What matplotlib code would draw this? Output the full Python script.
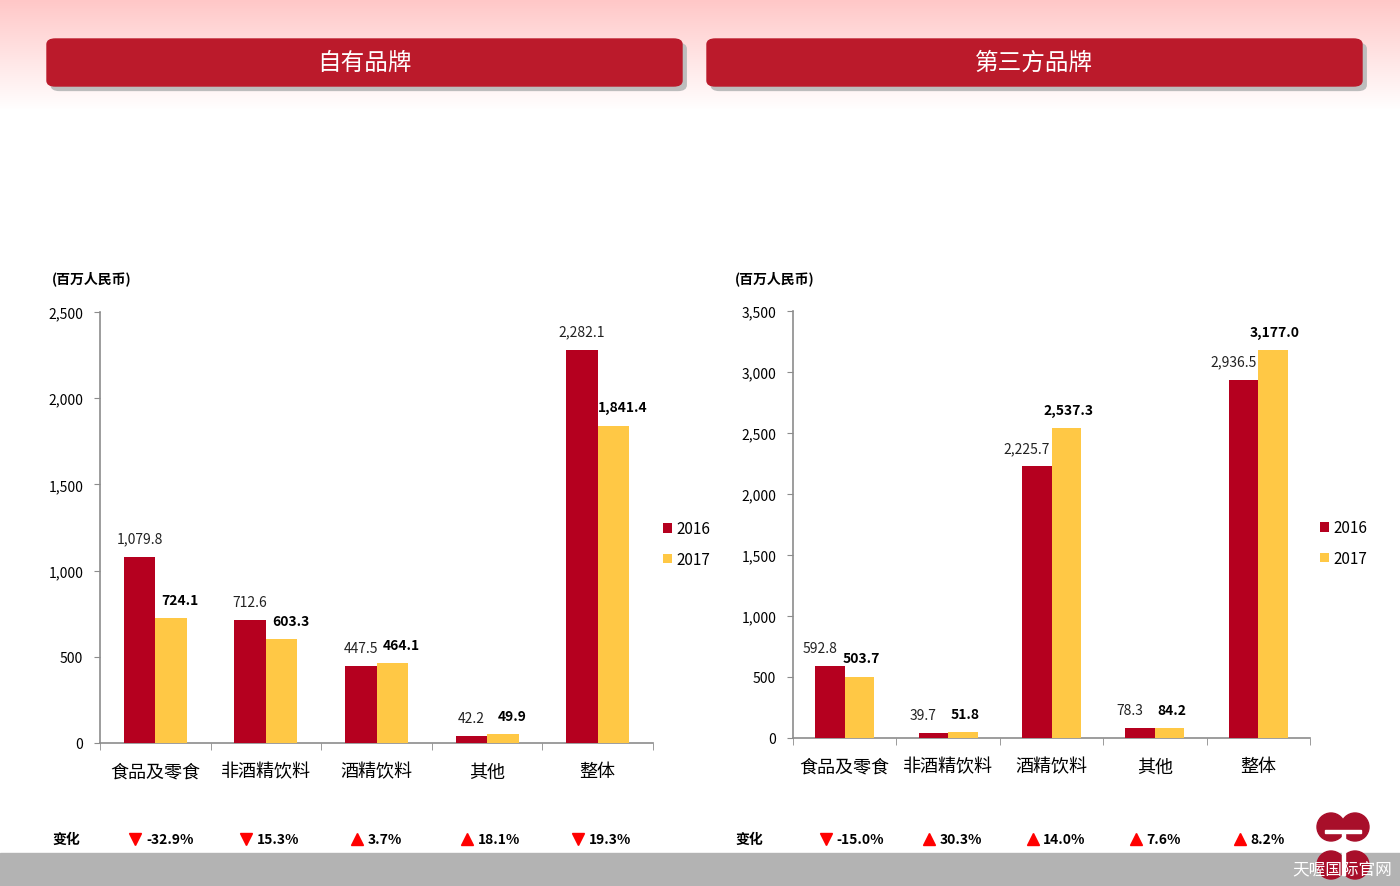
import numpy as np
import matplotlib
matplotlib.use('Agg')
import matplotlib.pyplot as plt
from matplotlib import transforms
from matplotlib.patches import FancyBboxPatch, Ellipse

plt.rcParams['font.family'] = ['Noto Sans CJK SC', 'DejaVu Sans']

categories = ['食品及零食', '非酒精饮料', '酒精饮料', '其他', '整体']
years = ['2016', '2017']

own_2016 = [1079.8, 712.6, 447.5, 42.2, 2282.1]
own_2017 = [724.1, 603.3, 464.1, 49.9, 1841.4]
own_change = ['-32.9%', '15.3%', '3.7%', '18.1%', '19.3%']
own_dir = ['down', 'down', 'up', 'up', 'down']

third_2016 = [592.8, 39.7, 2225.7, 78.3, 2936.5]
third_2017 = [503.7, 51.8, 2537.3, 84.2, 3177.0]
third_change = ['-15.0%', '30.3%', '14.0%', '7.6%', '8.2%']
third_dir = ['down', 'up', 'up', 'up', 'up']

red = '#B5001F'
yellow = '#FFC845'
banner = '#BB1A2B'
axis_grey = '#8C8C8C'

fig = plt.figure(figsize=(14, 8.87), dpi=100)

# pink fade at the top
bg = fig.add_axes([0, 0, 1, 1], zorder=-10)
grad = np.ones((887, 1, 4))
fade = np.clip(1 - np.arange(887) / 110.0, 0, 1)
grad[:, 0, 1] = 1 - 0.22 * fade
grad[:, 0, 2] = 1 - 0.22 * fade
bg.imshow(grad, aspect='auto', extent=[0, 1, 0, 1])
bg.axis('off')
# grey footer strip
bg.add_patch(plt.Rectangle((0, 0), 1, 33 / 887, color='#B3B3B3', transform=bg.transAxes))


def header(x0, x1, label):
    y0 = 1 - 87 / 887
    h = 47 / 887
    sh = FancyBboxPatch((x0 / 1400 + 0.003, y0 - 0.005), (x1 - x0) / 1400, h,
                        boxstyle='round,pad=0,rounding_size=0.006',
                        transform=fig.transFigure, color='#BDBDBD', zorder=1)
    fig.patches.append(sh)
    p = FancyBboxPatch((x0 / 1400, y0), (x1 - x0) / 1400, h,
                       boxstyle='round,pad=0,rounding_size=0.006',
                       transform=fig.transFigure, color=banner, zorder=2)
    fig.patches.append(p)
    fig.text((x0 + x1) / 2 / 1400, y0 + h / 2, label, color='white', fontsize=17,
             ha='center', va='center', zorder=3)


header(47, 682, '自有品牌')
header(707, 1362, '第三方品牌')


def draw(rect, v16, v17, ymax, step, changes, dirs, unit_x, leg_xy, lab_off):
    ax = fig.add_axes(rect)
    x = np.arange(len(categories))
    w = 0.285
    ax.bar(x - w / 2, v16, w, color=red, label=years[0], zorder=3)
    ax.bar(x + w / 2, v17, w, color=yellow, label=years[1], zorder=3)
    for i in range(len(x)):
        ax.annotate(f'{v16[i]:,.1f}', (x[i] - w / 2 + lab_off[0], v16[i]), xytext=(0, 8),
                    textcoords='offset points', ha='center', va='bottom',
                    fontsize=10, color='#222222')
        ax.annotate(f'{v17[i]:,.1f}', (x[i] + w / 2 + lab_off[1], v17[i]), xytext=(0, 8),
                    textcoords='offset points', ha='center', va='bottom',
                    fontsize=10, fontweight='bold', color='black')
    ax.set_xlim(-0.5, len(x) - 0.5)
    ax.set_ylim(0, ymax)
    ax.set_yticks(np.arange(0, ymax + 1, step))
    ax.set_yticklabels([f'{int(t):,}' for t in np.arange(0, ymax + 1, step)], fontsize=10)
    ax.set_xticks(x)
    ax.set_xticklabels(categories, fontsize=13)
    ax.set_xticks(np.arange(-0.5, len(x), 1), minor=True)
    ax.tick_params(axis='x', which='major', length=0, pad=14)
    ax.tick_params(axis='x', which='minor', length=5, color=axis_grey, direction='out')
    ax.tick_params(axis='y', length=4, color=axis_grey, pad=8)
    for s in ['top', 'right']:
        ax.spines[s].set_visible(False)
    for s in ['left', 'bottom']:
        ax.spines[s].set_color(axis_grey)
        ax.spines[s].set_linewidth(1.2)
    ax.legend(loc='center left', bbox_to_anchor=leg_xy, bbox_transform=fig.transFigure,
              frameon=False, fontsize=11, handlelength=0.6, handleheight=0.6,
              handletextpad=0.3, labelspacing=0.9)
    fig.text(unit_x / 1400, 1 - 279 / 887, '(百万人民币)', fontsize=10, fontweight='bold',
             va='center', ha='left')
    fig.text(unit_x / 1400, 1 - 840 / 887, '变化', fontsize=10, fontweight='bold',
             va='center', ha='left')
    tr = transforms.blended_transform_factory(ax.transData, fig.transFigure)
    ychg = 1 - 840 / 887
    for i in range(len(x)):
        ax.plot([x[i] - 0.18], [ychg], marker='v' if dirs[i] == 'down' else '^',
                color='#FF0000', markersize=9, transform=tr, clip_on=False)
        ax.text(x[i] - 0.08, ychg, changes[i], transform=tr, fontsize=10,
                fontweight='bold', ha='left', va='center', clip_on=False)
    return ax


draw([100 / 1400, 143 / 887, 553 / 1400, 431 / 887], own_2016, own_2017, 2500, 500,
     own_change, own_dir, 52, (649 / 1400, 1 - 545 / 887), (0.0, 0.08))
draw([793 / 1400, 148 / 887, 517 / 1400, 427 / 887], third_2016, third_2017, 3500, 500,
     third_change, third_dir, 735, (1306 / 1400, 1 - 544 / 887), (-0.1, 0.02))

# logo + watermark in the footer
for cx, cy in [(1331, 828), (1355, 828), (1331, 866), (1355, 866)]:
    fig.patches.append(Ellipse((cx / 1400, 1 - cy / 887), 28 / 1400, 28 / 887,
                               transform=fig.transFigure, color='#A80F2A', zorder=4))
fig.patches.append(plt.Rectangle((1325 / 1400, 1 - 834 / 887), 36 / 1400, 3 / 887,
                                 transform=fig.transFigure, color='white', zorder=4.5))
fig.patches.append(plt.Rectangle((1341.5 / 1400, 1 - 876 / 887), 3 / 1400, 42 / 887,
                                 transform=fig.transFigure, color='white', zorder=4.5))
fig.text(1392 / 1400, 1 - 871 / 887, '天喔国际官网', color='white', fontsize=12,
         ha='right', va='center', zorder=5)

fig.savefig('out.png', dpi=100)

Problem to work on: Take the lines from the start of the material to the line with "fig = plt.figure(figsize=(14, 8.87), dpi=100)", both included, and transcribe them exactly without the pictures.

Complete response:
What matplotlib code would draw this? Output the full Python script.
import numpy as np
import matplotlib
matplotlib.use('Agg')
import matplotlib.pyplot as plt
from matplotlib import transforms
from matplotlib.patches import FancyBboxPatch, Ellipse

plt.rcParams['font.family'] = ['Noto Sans CJK SC', 'DejaVu Sans']

categories = ['食品及零食', '非酒精饮料', '酒精饮料', '其他', '整体']
years = ['2016', '2017']

own_2016 = [1079.8, 712.6, 447.5, 42.2, 2282.1]
own_2017 = [724.1, 603.3, 464.1, 49.9, 1841.4]
own_change = ['-32.9%', '15.3%', '3.7%', '18.1%', '19.3%']
own_dir = ['down', 'down', 'up', 'up', 'down']

third_2016 = [592.8, 39.7, 2225.7, 78.3, 2936.5]
third_2017 = [503.7, 51.8, 2537.3, 84.2, 3177.0]
third_change = ['-15.0%', '30.3%', '14.0%', '7.6%', '8.2%']
third_dir = ['down', 'up', 'up', 'up', 'up']

red = '#B5001F'
yellow = '#FFC845'
banner = '#BB1A2B'
axis_grey = '#8C8C8C'

fig = plt.figure(figsize=(14, 8.87), dpi=100)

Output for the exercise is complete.